Um dos mais dignos sucessores de nosso Venerável Fundador, Pe. Pio Gurisatti, fiel ao comando de Pe. Bertoni "euntes in dioecesi et mundo", do qual herdara o zelo e o amor ao sacrifício do apostolado, confiando unicamente na Providência e na virtude de seus filhos, deixou que quatro deles atravessassem o oceano: dois se dirigiram para os Estados Unidos da América; os outros dois para o Brasil. Esses nossos pioneiros são verdadeiramente "sine sacculo et sine pera" (Lc 22,35 - sem bolsa, nem alforje). Não tinham dinheiro, nem apoio, nem conhecimento, nem recomendações.

Não eram assim os doze grandes conquistadores do antigo mundo pagão? Tinham o crucifixo, que constituía sua bandeira, a palavra de ordem, a força, o sustentáculo, a vida! Foi um milagre o fato de que os dois Missionários que foram para o Brasil tivessem conseguido um lugar naquele país. Foram terríveis os sofrimentos que padeceram, as lutas que tiveram que enfrentar, os obstáculos a superar, as privações, a fome, as intermináveis peregrinações.

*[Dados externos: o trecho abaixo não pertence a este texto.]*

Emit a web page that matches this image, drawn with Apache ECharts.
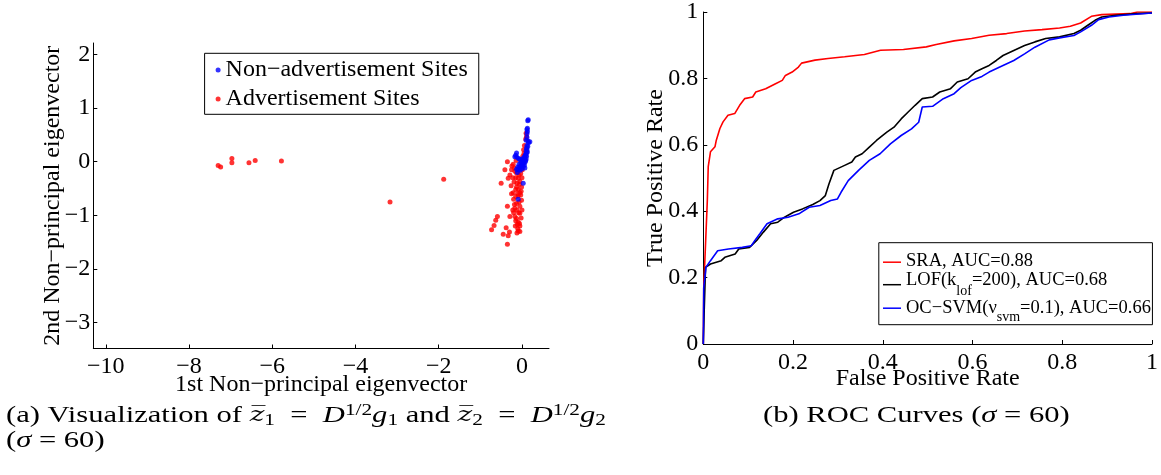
<!DOCTYPE html>
<html>
<head>
<meta charset="utf-8">
<script src="https://cdn.jsdelivr.net/npm/echarts@6/dist/echarts.min.js"></script>
<style>
  html, body { margin: 0; padding: 0; background: #fff; }
  #chart { width: 1161px; height: 475px; }
</style>
</head>
<body>
<div id="chart"></div>
<script>
// ---------- (a) projection onto the two non-principal eigenvectors ----------
const nonAdSites = [
  [0.15, 0.78], [0.14, 0.76], [0.13, 0.62], [0.12, 0.60], [0.13, 0.56], [0.12, 0.52],
  [0.12, 0.45], [0.10, 0.40], [0.15, 0.38], [0.19, 0.37], [0.16, 0.35], [0.14, 0.28],
  [0.12, 0.30], [0.11, 0.25], [0.12, 0.22], [0.10, 0.20], [0.13, 0.18], [0.11, 0.16],
  [0.09, 0.14], [0.08, 0.12], [0.11, 0.10], [0.07, 0.09], [0.05, 0.08], [0.06, 0.05],
  [0.10, 0.05], [0.04, 0.02], [0.02, 0.03], [0.09, 0.02], [0.08, 0.00], [-0.13, 0.16],
  [-0.15, 0.12], [-0.17, 0.09], [-0.12, 0.08], [-0.08, 0.06], [-0.05, 0.04], [-0.01, 0.00],
  [0.00, 0.05], [-0.03, -0.02], [-0.05, -0.09], [-0.07, -0.05], [-0.09, -0.15], [-0.10, -0.10],
  [-0.06, -0.12], [-0.02, -0.08], [0.02, -0.05], [0.05, -0.02], [0.03, -0.09], [0.06, -0.06],
  [0.07, -0.12], [-0.11, -0.20], [-0.13, -0.14], [-0.04, -0.16], [0.00, -0.13], [0.03, -0.40],
  [-0.09, -0.70]
];
const adSites = [
  // far-left outliers
  [-7.30, -0.07], [-7.24, -0.10], [-6.97, 0.06], [-6.97, -0.02], [-6.56, -0.02],
  [-6.41, 0.02], [-5.78, 0.01], [-3.17, -0.75], [-1.88, -0.33],
  // main column near zero
  [0.11, 0.47], [0.10, 0.53], [0.09, 0.42], [0.05, 0.15], [0.02, 0.10], [0.04, 0.22],
  [0.06, 0.30], [-0.35, 0.00], [-0.41, -0.15], [-0.29, -0.25], [-0.33, -0.31], [-0.50, -0.40],
  [-0.17, -0.18], [-0.09, -0.31], [-0.13, -0.47], [-0.09, -0.52], [-0.05, -0.58], [-0.35, -0.83],
  [-0.13, -0.78], [-0.17, -0.87], [-0.05, -0.83], [-0.29, -1.02], [-0.59, -1.02], [-0.63, -1.09],
  [-0.67, -1.19], [-0.73, -1.27], [-0.38, -1.23], [-0.45, -1.35], [-0.30, -1.31], [-0.33, -1.38],
  [-0.35, -1.54], [-0.13, -1.06], [-0.09, -1.13], [-0.05, -1.20], [-0.09, -1.29], [-0.17, -1.02],
  [-0.05, -0.96], [-0.01, -0.72], [-0.21, -0.05], [-0.25, -0.15], [-0.13, -0.21], [-0.05, -0.37],
  [-0.01, -0.47], [-0.21, -0.58], [-0.09, -0.64], [-0.15, -0.30], [-0.12, -0.40], [-0.10, -0.60],
  [-0.15, -0.65], [-0.20, -0.70], [-0.07, -0.75], [-0.12, -0.90], [-0.08, -0.95], [-0.20, -0.95],
  [-0.15, -1.10], [-0.10, -1.25], [-0.05, -1.30], [-0.12, -1.33], [-0.18, -0.80], [-0.22, -0.90],
  [-0.25, -0.60], [-0.03, -0.22], [0.00, -0.30], [-0.07, -0.25], [-0.18, -0.12], [-0.22, -0.30],
  [-0.15, -0.52], [-0.03, -0.62], [-0.02, -1.05], [-0.06, -1.15], [-0.16, -1.20], [-0.11, -1.17],
  [0.00, -0.90], [-0.26, -0.45], [-0.19, -0.38], [-0.24, -0.08], [-0.14, 0.02], [-0.06, -0.42],
  [0.01, -0.15], [-0.02, -0.55]
];
const eigXTicks = [-10, -8, -6, -4, -2, 0];
const eigYTicks = [-3, -2, -1, 0, 1, 2];

// ---------- (b) ROC curves: [false positive rate, true positive rate] ----------
const rocSRA = [
  [0, 0], [0.001, 0.17], [0.009, 0.433], [0.011, 0.534], [0.016, 0.579], [0.026, 0.594],
  [0.029, 0.614], [0.037, 0.649], [0.044, 0.669], [0.055, 0.689], [0.070, 0.694], [0.081, 0.719],
  [0.092, 0.739], [0.110, 0.744], [0.117, 0.759], [0.139, 0.769], [0.161, 0.784], [0.176, 0.794],
  [0.183, 0.809], [0.198, 0.819], [0.212, 0.834], [0.219, 0.846], [0.249, 0.855], [0.278, 0.860],
  [0.315, 0.865], [0.359, 0.872], [0.395, 0.885], [0.446, 0.887], [0.497, 0.895], [0.519, 0.902],
  [0.559, 0.913], [0.598, 0.920], [0.637, 0.930], [0.676, 0.935], [0.716, 0.943], [0.755, 0.947],
  [0.794, 0.952], [0.818, 0.957], [0.841, 0.967], [0.865, 0.987], [0.888, 0.992], [0.951, 0.995],
  [0.967, 1.0], [1.0, 1.0]
];
const rocLOF = [
  [0, 0], [0.002, 0.10], [0.005, 0.231], [0.016, 0.241], [0.040, 0.251], [0.048, 0.261],
  [0.071, 0.271], [0.079, 0.286], [0.103, 0.291], [0.119, 0.312], [0.134, 0.337], [0.150, 0.362],
  [0.166, 0.367], [0.181, 0.382], [0.201, 0.397], [0.221, 0.407], [0.244, 0.420], [0.260, 0.432],
  [0.272, 0.447], [0.280, 0.482], [0.291, 0.523], [0.315, 0.538], [0.331, 0.548], [0.339, 0.563],
  [0.354, 0.573], [0.370, 0.593], [0.386, 0.613], [0.409, 0.638], [0.425, 0.653], [0.441, 0.678],
  [0.456, 0.698], [0.472, 0.719], [0.488, 0.739], [0.511, 0.744], [0.527, 0.759], [0.551, 0.769],
  [0.566, 0.789], [0.590, 0.799], [0.606, 0.819], [0.621, 0.829], [0.637, 0.839], [0.653, 0.854],
  [0.668, 0.869], [0.692, 0.884], [0.716, 0.899], [0.739, 0.910], [0.763, 0.920], [0.794, 0.925],
  [0.826, 0.935], [0.841, 0.945], [0.857, 0.960], [0.873, 0.975], [0.888, 0.985], [0.920, 0.990],
  [0.967, 0.995], [1.0, 0.997]
];
const rocSVM = [
  [0, 0], [0.001, 0.17], [0.006, 0.231], [0.016, 0.251], [0.032, 0.281], [0.056, 0.286],
  [0.087, 0.291], [0.107, 0.296], [0.115, 0.312], [0.126, 0.332], [0.142, 0.362], [0.166, 0.377],
  [0.189, 0.382], [0.213, 0.392], [0.236, 0.412], [0.260, 0.417], [0.284, 0.432], [0.299, 0.437],
  [0.307, 0.457], [0.323, 0.492], [0.346, 0.523], [0.370, 0.553], [0.394, 0.573], [0.417, 0.603],
  [0.441, 0.628], [0.464, 0.648], [0.480, 0.668], [0.488, 0.714], [0.511, 0.716], [0.535, 0.739],
  [0.559, 0.754], [0.574, 0.772], [0.598, 0.794], [0.621, 0.806], [0.637, 0.819], [0.668, 0.839],
  [0.692, 0.854], [0.716, 0.874], [0.739, 0.894], [0.771, 0.916], [0.794, 0.922], [0.826, 0.929],
  [0.841, 0.940], [0.865, 0.960], [0.881, 0.977], [0.904, 0.985], [0.936, 0.990], [1.0, 0.997]
];

const SERIF = 'Liberation Serif';
const FS = 24;   // axis text size
const minus = v => (v < 0 ? '\u2212' + Math.abs(v) : String(v));
const tidy = v => String(Number(v.toFixed(2)));

const NAME_NON_AD = 'Non\u2212advertisement Sites';
const NAME_AD = 'Advertisement Sites';
const NAME_SRA = 'SRA, AUC=0.88';
const NAME_LOF = 'LOF(k_lof=200), AUC=0.68';
const NAME_SVM = 'OC\u2212SVM(\u03bd_svm=0.1), AUC=0.66';

const rocLegendText = {
  [NAME_SRA]: '{a|SRA, AUC=0.88}',
  [NAME_LOF]: '{a|LOF(k}{b|lof}{a|=200), AUC=0.68}{h| }',
  [NAME_SVM]: '{c|OC\u2212SVM(\u03bd}{b|svm}{c|=0.1), AUC=0.66}'
};

function axisCommon(name, gap) {
  return {
    axisLine: { show: true, onZero: false, lineStyle: { color: '#000', width: 1 } },
    splitLine: { show: false },
    name: name,
    nameLocation: 'middle',
    nameGap: gap,
    nameMoveOverlap: false,
    nameTextStyle: { fontFamily: SERIF, fontSize: FS, color: '#000' }
  };
}
const tickStyle = { inside: true, length: 4, lineStyle: { color: '#000' } };
const labelStyle = { color: '#000', fontFamily: SERIF, fontSize: FS };

// caption text pieces (italic symbols, sub/superscripts)
const capRich = {
  n: { fontFamily: SERIF, fontSize: 23, lineHeight: 26, fill: '#000' },
  i: { fontFamily: SERIF, fontSize: 23, lineHeight: 26, fontStyle: 'italic', fill: '#000' },
  o: { fontFamily: 'DejaVu Serif', fontSize: 21, lineHeight: 26, fontStyle: 'italic', fill: '#000' },
  s: { fontFamily: SERIF, fontSize: 16, lineHeight: 16, verticalAlign: 'bottom', fill: '#000' },
  p: { fontFamily: SERIF, fontSize: 16, lineHeight: 16, verticalAlign: 'top', fill: '#000' }
};
const captionA1 = '{n|(a) Visualization of }{o|z\u0305}{s|1}{n|  =  }{i|D}{p|1/2}{i|g}{s|1}{n| and }' +
                  '{o|z\u0305}{s|2}{n|  =  }{i|D}{p|1/2}{i|g}{s|2}';
const captionA2 = '{n|(}{i|\u03c3}{n| = 60)}';
const captionB = '{n|(b) ROC Curves (}{i|\u03c3}{n| = 60)}';

const chart = echarts.init(document.getElementById('chart'), null, { renderer: 'canvas' });

chart.setOption({
  animation: false,
  backgroundColor: '#fff',
  textStyle: { fontFamily: SERIF },
  grid: [
    { left: 93.3, top: 43, width: 455.7, height: 305.5 },
    { left: 703.3, top: 11.7, width: 455.7, height: 332.3 }
  ],
  xAxis: [
    Object.assign(axisCommon('1st Non\u2212principal eigenvector', 24), {
      gridIndex: 0, type: 'value', min: -10.3, max: 0.65,
      axisTick: Object.assign({ customValues: eigXTicks }, tickStyle),
      axisLabel: Object.assign({ customValues: eigXTicks, formatter: minus, margin: 6 }, labelStyle)
    }),
    Object.assign(axisCommon('False Positive Rate', 23), {
      gridIndex: 1, type: 'value', min: 0, max: 1, interval: 0.2,
      axisTick: tickStyle,
      axisLabel: Object.assign({ formatter: tidy, margin: 7, showMaxLabel: true, showMinLabel: true }, labelStyle)
    })
  ],
  yAxis: [
    Object.assign(axisCommon('2nd Non\u2212principal eigenvector', 29), {
      gridIndex: 0, type: 'value', min: -3.48, max: 2.21,
      axisTick: Object.assign({ customValues: eigYTicks }, tickStyle),
      axisLabel: Object.assign({ customValues: eigYTicks, formatter: minus, margin: 3 }, labelStyle)
    }),
    Object.assign(axisCommon('True Positive Rate', 36), {
      gridIndex: 1, type: 'value', min: 0, max: 1, interval: 0.2,
      axisTick: tickStyle,
      axisLabel: Object.assign({ formatter: tidy, margin: 5, showMaxLabel: true, showMinLabel: true }, labelStyle)
    })
  ],
  legend: [
    {
      data: [NAME_NON_AD, NAME_AD],
      orient: 'vertical', left: 204.6, top: 53.3,
      padding: [4.7, 11, 3.3, 11],
      itemGap: 5, itemWidth: 5, itemHeight: 5, itemTextGap: 8.6,
      icon: 'circle',
      borderColor: '#000', borderWidth: 1, backgroundColor: '#fff',
      textStyle: { fontFamily: SERIF, fontSize: FS, lineHeight: 24, color: '#000' },
      selectedMode: false
    },
    {
      data: [NAME_SRA, NAME_LOF, NAME_SVM],
      orient: 'vertical', left: 878.8, top: 242.7,
      padding: [9, 1.5, 0, 4.2],
      itemGap: 0, itemWidth: 18, itemHeight: 1.5, itemTextGap: 2,
      icon: 'rect',
      borderColor: '#000', borderWidth: 1, backgroundColor: '#fff',
      formatter: name => rocLegendText[name],
      textStyle: {
        fontFamily: SERIF, fontSize: 18.5, color: '#000',
        rich: {
          a: { fontFamily: SERIF, fontSize: 18.5, lineHeight: 21, verticalAlign: 'top', color: '#000' },
          b: { fontFamily: SERIF, fontSize: 14, lineHeight: 14, verticalAlign: 'bottom', color: '#000' },
          c: { fontFamily: SERIF, fontSize: 18.5, lineHeight: 33, verticalAlign: 'middle', color: '#000' },
          h: { fontSize: 1, lineHeight: 28 }
        }
      },
      selectedMode: false
    }
  ],
  series: [
    {
      name: NAME_AD, type: 'scatter', xAxisIndex: 0, yAxisIndex: 0,
      data: adSites, symbol: 'circle', symbolSize: 5,
      itemStyle: { color: '#ff0000' }
    },
    {
      name: NAME_NON_AD, type: 'scatter', xAxisIndex: 0, yAxisIndex: 0,
      data: nonAdSites, symbol: 'circle', symbolSize: 5,
      itemStyle: { color: '#0000ff' }
    },
    {
      name: NAME_SRA, type: 'line', xAxisIndex: 1, yAxisIndex: 1,
      data: rocSRA, showSymbol: false, symbol: 'none',
      lineStyle: { color: '#ff0000', width: 1.6 }, itemStyle: { color: '#ff0000' }
    },
    {
      name: NAME_LOF, type: 'line', xAxisIndex: 1, yAxisIndex: 1,
      data: rocLOF, showSymbol: false, symbol: 'none',
      lineStyle: { color: '#000000', width: 1.6 }, itemStyle: { color: '#000000' }
    },
    {
      name: NAME_SVM, type: 'line', xAxisIndex: 1, yAxisIndex: 1,
      data: rocSVM, showSymbol: false, symbol: 'none',
      lineStyle: { color: '#0000ff', width: 1.6 }, itemStyle: { color: '#0000ff' }
    }
  ],
  graphic: [
    {
      type: 'text', x: 6, y: 403, scaleX: 1.33,
      style: { text: captionA1, fill: '#000', fontFamily: SERIF, fontSize: 23, rich: capRich,
               align: 'left', verticalAlign: 'top' }
    },
    {
      type: 'text', x: 6, y: 428, scaleX: 1.33,
      style: { text: captionA2, fill: '#000', fontFamily: SERIF, fontSize: 23, rich: capRich,
               align: 'left', verticalAlign: 'top' }
    },
    {
      type: 'text', x: 763, y: 403, scaleX: 1.33,
      style: { text: captionB, fill: '#000', fontFamily: SERIF, fontSize: 23, rich: capRich,
               align: 'left', verticalAlign: 'top' }
    }
  ]
});
</script>
</body>
</html>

Não lhes faltou nem mesmo a traição! Tais provas e obstáculos, dos quais um só seria suficiente para abater qualquer ânimo e bloquear a mais sólida vontade, não os desestimularam, nem lhes diminuíra a disposição. Pelo contrário, parece que a dor, o obstáculo e a traição injetaram em suas veias sangue novo, propulsor de grandes energias, de grande vitalidade. O sonho tornou-se realidade. A vontade do Pai, que do céu protegeu amorosa e providentemente seus filhos, cumpriu-se finalmente.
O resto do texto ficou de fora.